4. They find a lock plate, possibly from a chest
The most valuable person this season definitely has to go to Gary Drayton. Practically every episode, he has turned up something new, and this week, it was a decorative keyhole or lock plate. Marty noticed that the lock plate was asymmetrical, meaning it was likely manmade. It was found on Lot 8, the one immediately to the west of the Nolan family’s four lots (9 to 12), which Rick identified as an area that may yield significant finds after examining one of Fred Nolan’s maps.
5. They get footage of the bottom of the DMT shaft
The episode saw the team decide to put a camera down the DMT shaft to try to figure out exactly what the obstruction is that they previously hit, and which is stopping them from drilling further. To do that, they first had to pump water out from the bottom. They then called in remote camera specialists Tony and Nick Pevel, whose Spectrum 120 high-definition camera gave them a 360° view of the bottom of the shaft.

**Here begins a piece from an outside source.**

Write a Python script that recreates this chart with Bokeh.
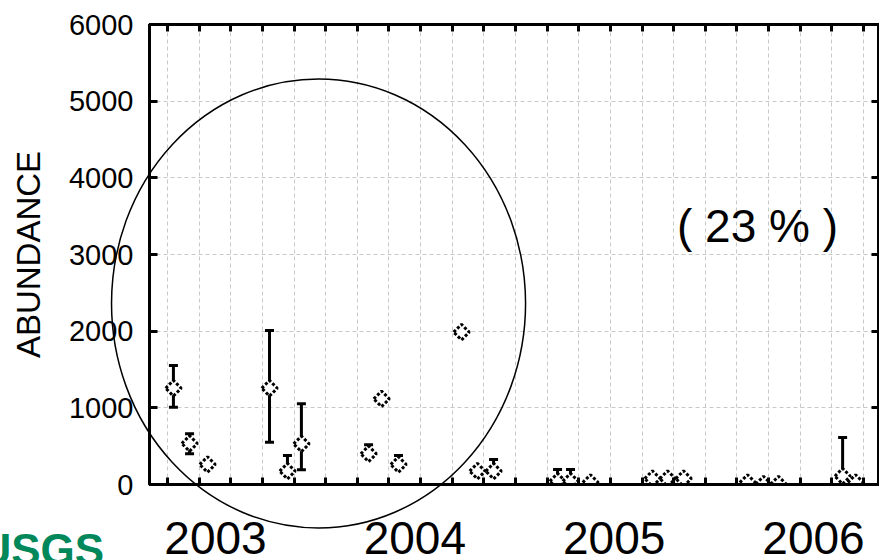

Rick was hoping to find wood, which would mean they could have hit a tunnel built by the original constructors of The Money Pit. What did they see? Annoyingly, not much. Rocks and sludge, mainly. From above, it looked like they could see a hard bottom, but it was hard to tell anything from the camera footage, and they didn’t really get much of a look because, just as Rick was suggesting getting eyes and boots down there, it flooded.
6. The DMT shaft floods
Just as they were looking at the footage from the bottom of the shaft on a screen, Alex Lagina suddenly noticed that the bottom of the steel casing was becoming visible as water started to seep in underneath, and then a deluge. The team rushed to pull the camera up as water flooded into the shaft, filling up to the water table in a matter of seconds.
Rick looked close to despair as he realized what had just happened. As fans of the show know, this is by no means the first time this has happened in The Money Pit area—it happened to the Onslow Company back in 1804, and it has happened plenty of times since.
Does this mean that the team hit one of the booby-trapped flood tunnels, which some believe were built to guard The Money Pit?